Expectation: A web-search query of 'foo bar or baz' should match documents
that contain 'foo' and 'bar', and documents that contain 'foo' and 'baz'.


postgres=# select to_tsvector('english', 'baz') @@
websearch_to_tsquery('english', 'foo bar or baz ');
 ?column?
----------
 t
(1 row)

Expected: f

postgres=# select websearch_to_tsquery('english', 'foo bar or baz');
 websearch_to_tsquery
-----------------------
 'foo' & 'bar' | 'baz'
(1 row)

Expected: 'foo' & ('bar' | 'baz')


Re: BUG #17125: Operator precedence bug in websearch_to_tsquery function

От
"David G. Johnston"
Дата:
On Tuesday, July 27, 2021, PG Bug reporting form <noreply@postgresql.org> wrote:

postgres=# select websearch_to_tsquery('english', 'foo bar or baz');
 websearch_to_tsquery
-----------------------
 'foo' & 'bar' | 'baz'
(1 row)

Expected: 'foo' & ('bar' | 'baz')


The documentation describes the operator precedence and it isn’t what you expect.



David J.

Re: BUG #17125: Operator precedence bug in websearch_to_tsquery function

От
Tom Lane
Дата:
"David G. Johnston" <david.g.johnston@gmail.com> writes:
> On Tuesday, July 27, 2021, PG Bug reporting form <noreply@postgresql.org>
> wrote:
>> postgres=# select websearch_to_tsquery('english', 'foo bar or baz');
>> websearch_to_tsquery
>> -----------------------
>> 'foo' & 'bar' | 'baz'
>> (1 row)
>> 
>> Expected: 'foo' & ('bar' | 'baz')

> The documentation describes the operator precedence and it isn’t what you
> expect.

It does appear from what I could find on the web that Google does it
the other way.  Whether that's enough reason to change a behavior
that's stood since v11 is hard to say.  We're not trying to be
entirely bug-compatible with Google here ... and even if we were,
who's to say whether they might not change this tomorrow?
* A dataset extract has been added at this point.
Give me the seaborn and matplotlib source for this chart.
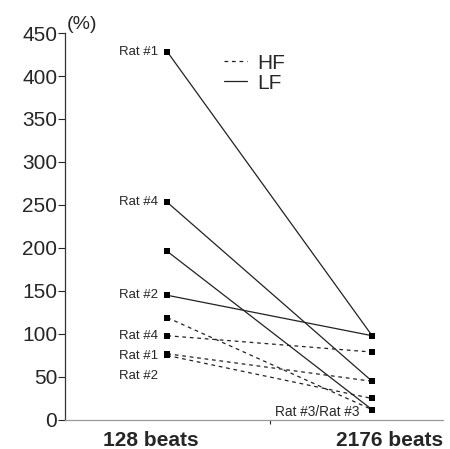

Perhaps a more useful way to think about it is whether it's possible
to get the behavior opposite to the default.  AFAICS there isn't any
way to get 'a & (b | c)' out of websearch_to_tsquery.  However, if
we changed the default precedence, then there'd be no way to get the
old behavior, which is not nice at all.  I first thought that maybe
you could write '"a b" or c', but that produces 'a <-> b | c' which
isn't the same.

Anyway, given that most people probably have no idea about this fine
point, I doubt that the benefits of changing it would outweigh the
costs.

            regards, tom lane